Joaquin Turina (1882-1949) Sonata, Op. 61 I. Lento Sevillian composer and pianist Joaquin Turina set himself apart from other composers by not focusing on writing zarzuelas, the light musical dramas that most spanish composers at the time could make their living by writing, He instead wrote in more conventional European classical forms like quartets and sonatas. Of the well-known early 20th century composers from Spain, he is the only one to ever write a symphony. Yet regardless of the form he still imbued his compositions with the characteristics of Andalusian music. His guitar sonata from 1935 contains all the characteristics of a Classical sonata, but fuses them with tones and coloring related to flamenco music and cante jondo.

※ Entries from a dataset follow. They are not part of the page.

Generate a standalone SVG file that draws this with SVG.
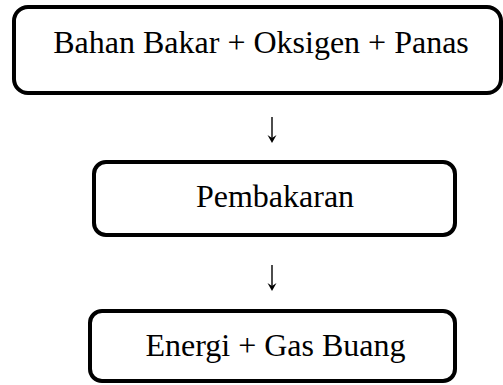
<svg xmlns="http://www.w3.org/2000/svg" width="503" height="385" viewBox="0 0 503 385">
<style>
.box{fill:#fff;stroke:#000;stroke-width:4}
.t{font-family:"Liberation Serif","Times New Roman",serif;font-size:32px;fill:#000;text-anchor:middle}
.ln{stroke:#000;stroke-width:1.4;fill:none}
.hd{fill:#000}
</style>
<defs>
<g id="arrow"><line class="ln" x1="0" y1="0" x2="0" y2="24"/><path class="hd" d="M-4.5,18 L0,26 L4.5,18 L0,21 Z"/></g>
</defs>
<rect width="503" height="385" fill="#fff"/>
<g id="node-input"><rect class="box" x="14" y="7" width="487" height="86" rx="14"/><text class="t" x="261" y="53">Bahan Bakar + Oksigen + Panas</text></g>
<g id="node-process"><rect class="box" x="94" y="162" width="361" height="73" rx="12"/><text class="t" x="275" y="207">Pembakaran</text></g>
<g id="node-output"><rect class="box" x="90" y="311" width="365" height="70" rx="12"/><text class="t" x="275.5" y="356">Energi + Gas Buang</text></g>
<g id="connectors"><use href="#arrow" x="272" y="117"/><use href="#arrow" x="272" y="265"/></g>
</svg>
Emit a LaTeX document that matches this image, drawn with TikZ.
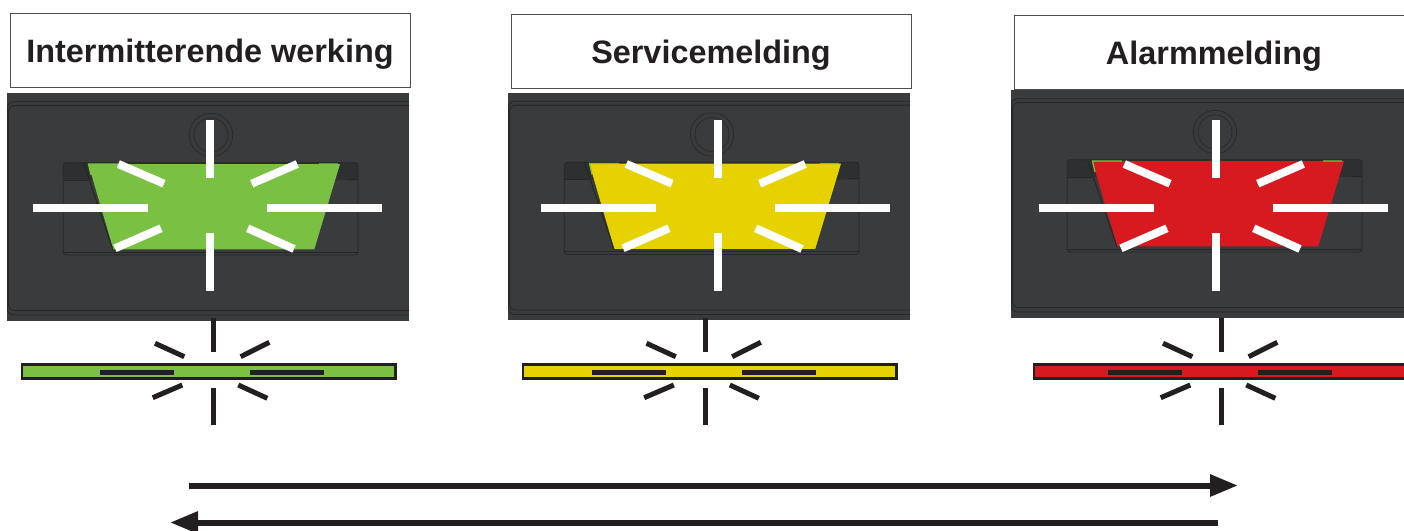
\documentclass[tikz,border=0pt]{standalone}
\usepackage{fontspec}
\setmainfont{Liberation Sans}
\usetikzlibrary{arrows.meta}

\definecolor{ledgreen}{HTML}{7AC143}
\definecolor{ledyellow}{HTML}{E5D200}
\definecolor{ledred}{HTML}{D71920}
\definecolor{panelgrey}{HTML}{3A3B3D}
\definecolor{slotgrey}{HTML}{2E2F30}
\definecolor{inkblack}{HTML}{231F20}

\begin{document}
\begin{tikzpicture}[
    x=1pt, y=-1pt,
    titlebox/.style={draw=inkblack!80, line width=0.9pt, fill=white, minimum width=400pt, minimum height=74pt, inner sep=0pt, text=inkblack, text height=30pt, text depth=6pt, font=\fontsize{32.4}{36}\selectfont\bfseries},
    panelbox/.style={fill=panelgrey, minimum width=402pt, minimum height=227.5pt, inner sep=0pt, anchor=north west},
    barbox/.style={draw=inkblack, line width=2.5pt, minimum width=373.5pt, minimum height=14pt, inner sep=0pt},
    outline/.style={draw=black!85, line width=0.8pt},
    spoke/.style={draw=white, line width=8pt},
    darkspoke/.style={draw=inkblack, line width=5pt},
    flow/.style={draw=inkblack, line width=6pt, -{Triangle[length=28pt,width=21pt]}}
]

\useasboundingbox (0,0) rectangle (1404,530);
\clip (0,0) rectangle (1404,530);

% title offset, panel offset, white spokes, black spokes, bar
\foreach \n/\ledcol/\name/\tx/\ty/\px/\py/\sx/\lx/\bx in {
    one/ledgreen/Intermitterende werking/0/0/0/0/0/0/0,
    two/ledyellow/Servicemelding/501/1/501/-0.5/508/491.5/501,
    three/ledred/Alarmmelding/1004/2.5/1004/-3/1006/1008/1012} {

    \node[titlebox] (title\n) at (210+\tx,50+\ty) {\name};

    \begin{scope}[shift={(\px,\py)}]
        \node[panelbox] (panel\n) at (7,93) {};
        \draw[outline, rounded corners=6pt] (409,101.7) -| (7.4,315) -- (409,315);
        \draw[outline, rounded corners=5pt] (409,105.6) -| (8.6,310.5) -- (409,310.5);
        \draw[outline, line width=0.6pt] (211,135) circle (21.7pt) (211,135) circle (17pt);
        \fill[slotgrey, rounded corners=2pt] (63.3,162.7) rectangle (358,180);
        \draw[outline, rounded corners=3pt] (63.3,162.7) rectangle (358,255);
        \draw[outline, line width=0.5pt] (63.3,180) -- (88,180) (347,179) -- (358,179) (63.3,252) -- (358,252);
        \fill[\ledcol] (88.3,164) -- (340,164) -- (314.3,249.3) -- (113.3,249.3) -- cycle;
        \draw[ledgreen, line width=1.2pt] (91,175) -- (88.5,164) -- (118,164) (319,164) -- (338,164);
        \draw[outline, line width=1pt] (83.5,163) -- (113,250);
    \end{scope}

    \begin{scope}[shift={(\sx,0)}]
        \draw[spoke] (210,120) -- (210,177.7) (210,233.3) -- (210,291);
        \draw[spoke] (32.7,208.3) -- (148,208.3) (266.7,208.3) -- (382,208.3);
        \draw[spoke] (118.3,164) -- (164,183.7) (297.3,164) -- (251.7,183.7);
        \draw[spoke] (161,228.3) -- (115,248.3) (247.7,228.3) -- (294,249);
    \end{scope}

    \node[barbox, fill=\ledcol] (bar\n) at (208.7+\bx,371.7) {};

    \begin{scope}[shift={(\lx,0)}]
        \draw[darkspoke] (213.5,318) -- (213.5,352) (213.5,388) -- (213.5,425);
        \draw[darkspoke] (155,343.3) -- (184.3,356.7) (269.3,342.3) -- (240.7,356.7);
        \draw[darkspoke] (182.3,385) -- (152.7,397.7) (238.3,385) -- (267.3,398.3);
        \draw[darkspoke] (100,372.3) -- (174,372.3) (250,372.3) -- (324,372.3);
    \end{scope}
}

\coordinate (forwardstart) at (189,485.5);
\coordinate (forwardend) at (1238,485.5);
\coordinate (backstart) at (1218,522.5);
\coordinate (backend) at (170,522.5);

\draw[flow] (forwardstart) -- (forwardend);
\draw[flow] (backstart) -- (backend);

\end{tikzpicture}
\end{document}
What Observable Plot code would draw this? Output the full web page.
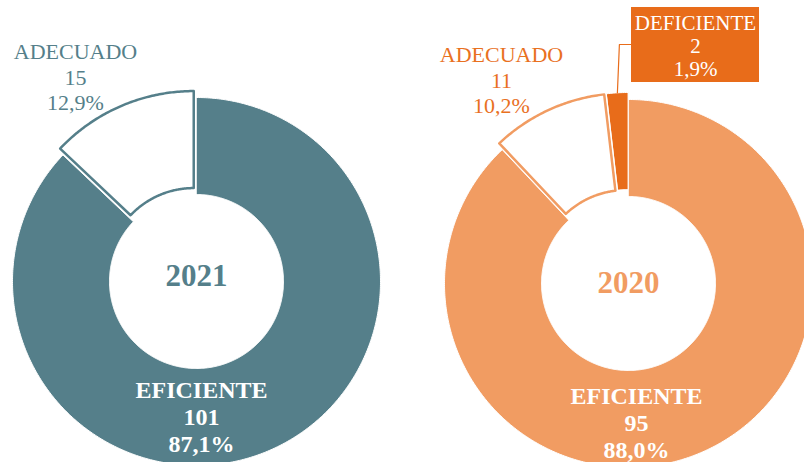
<!DOCTYPE html>
<html><head><meta charset="utf-8">
<script src="https://cdn.jsdelivr.net/npm/d3@7"></script>
<script src="https://cdn.jsdelivr.net/npm/@observablehq/plot@0.6"></script>
<style>html,body{margin:0;padding:0;overflow:hidden;background:#fff} svg{display:block}</style>
</head><body><div id="chart"></div>
<script>
// ---- data ----
const years = ["2021", "2020"];
const categories2021 = ["EFICIENTE", "ADECUADO"];
const values2021 = [101, 15];
const percent2021 = ["87,1%", "12,9%"];
const categories2020 = ["EFICIENTE", "ADECUADO", "DEFICIENTE"];
const values2020 = [95, 11, 2];
const percent2020 = ["88,0%", "10,2%", "1,9%"];

// ---- layout / style ----
const W = 804, H = 462;
const R_OUT = 184, R_IN = 87, EXPLODE = 7;
const teal = "#557f8a", orangeLight = "#f19c62", orangeDark = "#e86c1a";
const font = "'Liberation Serif', 'Times New Roman', serif";
const charts = {
  "2021": {cx: 196, cy: 281, cats: categories2021, vals: values2021, pcts: percent2021,
    main: teal, dark: teal, labelColor: teal, yearDy: -5.9,
    effLabel: {x: 201, y: 416}, adqLabel: {x: 75, y: 76}},
  "2020": {cx: 628, cy: 283, cats: categories2020, vals: values2020, pcts: percent2020,
    main: orangeLight, dark: orangeDark, labelColor: "#e9711f", yearDy: -0.9,
    effLabel: {x: 636, y: 421.5}, adqLabel: {x: 501, y: 79},
    defBox: {x1: 631, x2: 759, y1: 7, y2: 82}}
};

const marks = [];
const textMarks = [];
for (const year of years) {
  const c = charts[year];
  const rows = c.cats.map((cat, i) => ({cat, value: c.vals[i], pct: c.pcts[i]}));
  const arcs = d3.pie().sort(null).value(d => d.value).startAngle(0).endAngle(2 * Math.PI)(rows);
  for (const a of arcs) {
    const cat = a.data.cat;
    const off = cat === "EFICIENTE" ? 0 : EXPLODE;
    const mid = (a.startAngle + a.endAngle) / 2;
    const ox = c.cx + off * Math.sin(mid), oy = c.cy - off * Math.cos(mid);
    const n = Math.max(2, Math.ceil((a.endAngle - a.startAngle) / 0.01));
    const pts = [];
    for (let k = 0; k <= n; k++) {
      const t = a.startAngle + (a.endAngle - a.startAngle) * k / n;
      pts.push({x: ox + R_OUT * Math.sin(t), y: oy - R_OUT * Math.cos(t)});
    }
    for (let k = n; k >= 0; k--) {
      const t = a.startAngle + (a.endAngle - a.startAngle) * k / n;
      pts.push({x: ox + R_IN * Math.sin(t), y: oy - R_IN * Math.cos(t)});
    }
    let fill, stroke, sw;
    if (cat === "EFICIENTE") { fill = c.main; stroke = "white"; sw = 1; }
    else if (cat === "ADECUADO") { fill = "white"; stroke = c.main; sw = 2.5; }
    else { fill = c.dark; stroke = "white"; sw = 1; }
    marks.push(Plot.line(pts, {x: "x", y: "y", curve: "linear-closed", fill, stroke, strokeWidth: sw}));

    const txt = `${cat}\n${a.data.value}\n${a.data.pct}`;
    if (cat === "EFICIENTE") {
      textMarks.push(Plot.text([txt], {x: c.effLabel.x, y: c.effLabel.y, text: d => d, fill: "white",
        fontWeight: "bold", fontSize: 24, lineHeight: 1.13, fontFamily: font}));
    } else if (cat === "ADECUADO") {
      textMarks.push(Plot.text([txt], {x: c.adqLabel.x, y: c.adqLabel.y, text: d => d, fill: c.labelColor,
        fontSize: 22, lineHeight: 1.16, fontFamily: font}));
    } else {
      const b = c.defBox;
      // leader line from slice outer edge to label box
      const sx = ox + R_OUT * Math.sin(mid), sy = oy - R_OUT * Math.cos(mid);
      const ey = (b.y1 + b.y2) / 2 - 0.5;
      marks.push(Plot.line([{x: sx, y: sy}, {x: sx + 2, y: ey}, {x: b.x1, y: ey}],
        {x: "x", y: "y", stroke: c.dark, strokeWidth: 1.2}));
      marks.push(Plot.rect([b], {x1: "x1", x2: "x2", y1: "y1", y2: "y2", fill: c.dark}));
      textMarks.push(Plot.text([txt], {x: (b.x1 + b.x2) / 2, y: 45.3, text: d => d, fill: "white",
        fontSize: 21, lineHeight: 1.1, fontFamily: font}));
    }
  }
  textMarks.push(Plot.text([year], {x: c.cx, y: c.cy + c.yearDy, text: d => d, fill: c.main,
    fontWeight: "bold", fontSize: 31, fontFamily: font}));
}

const chart = Plot.plot({
  width: W, height: H, margin: 0,
  x: {domain: [0, W], range: [0, W], axis: null},
  y: {domain: [0, H], range: [0, H], axis: null},
  marks: [...marks, ...textMarks]
});
document.getElementById("chart").append(chart);
</script>
</body></html>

Jeff Berry (b. 1938) Teenage Sonata Sam Cooke’s little-known tune “Teenage Sonata” from 1960 plays fast and loose with the definition of a “sonata.” In the song, he talks about “singing his teenage sonata of love,” but as we all know now from listening to Ether Game for the last hour, a sonata is primarily an instrumental genre, not a vocal genre. Read a book, Sam Cooke! I suppose most of the blame falls onto the songwriter Jeff Barry. Barry was no slouch. He worked primarily with his wife Ellie Greenwich, and together (and sometimes with the help of Phil Spector) Barry and Greenwich wrote some of the biggest hits of the 1960s. This includes “Da Doo Ron Ron,” “Then He Kissed Me,” “Be My Baby,” “Chapel Of Love,” “Leader Of The Pack,” and “River Deep — Mountain High.”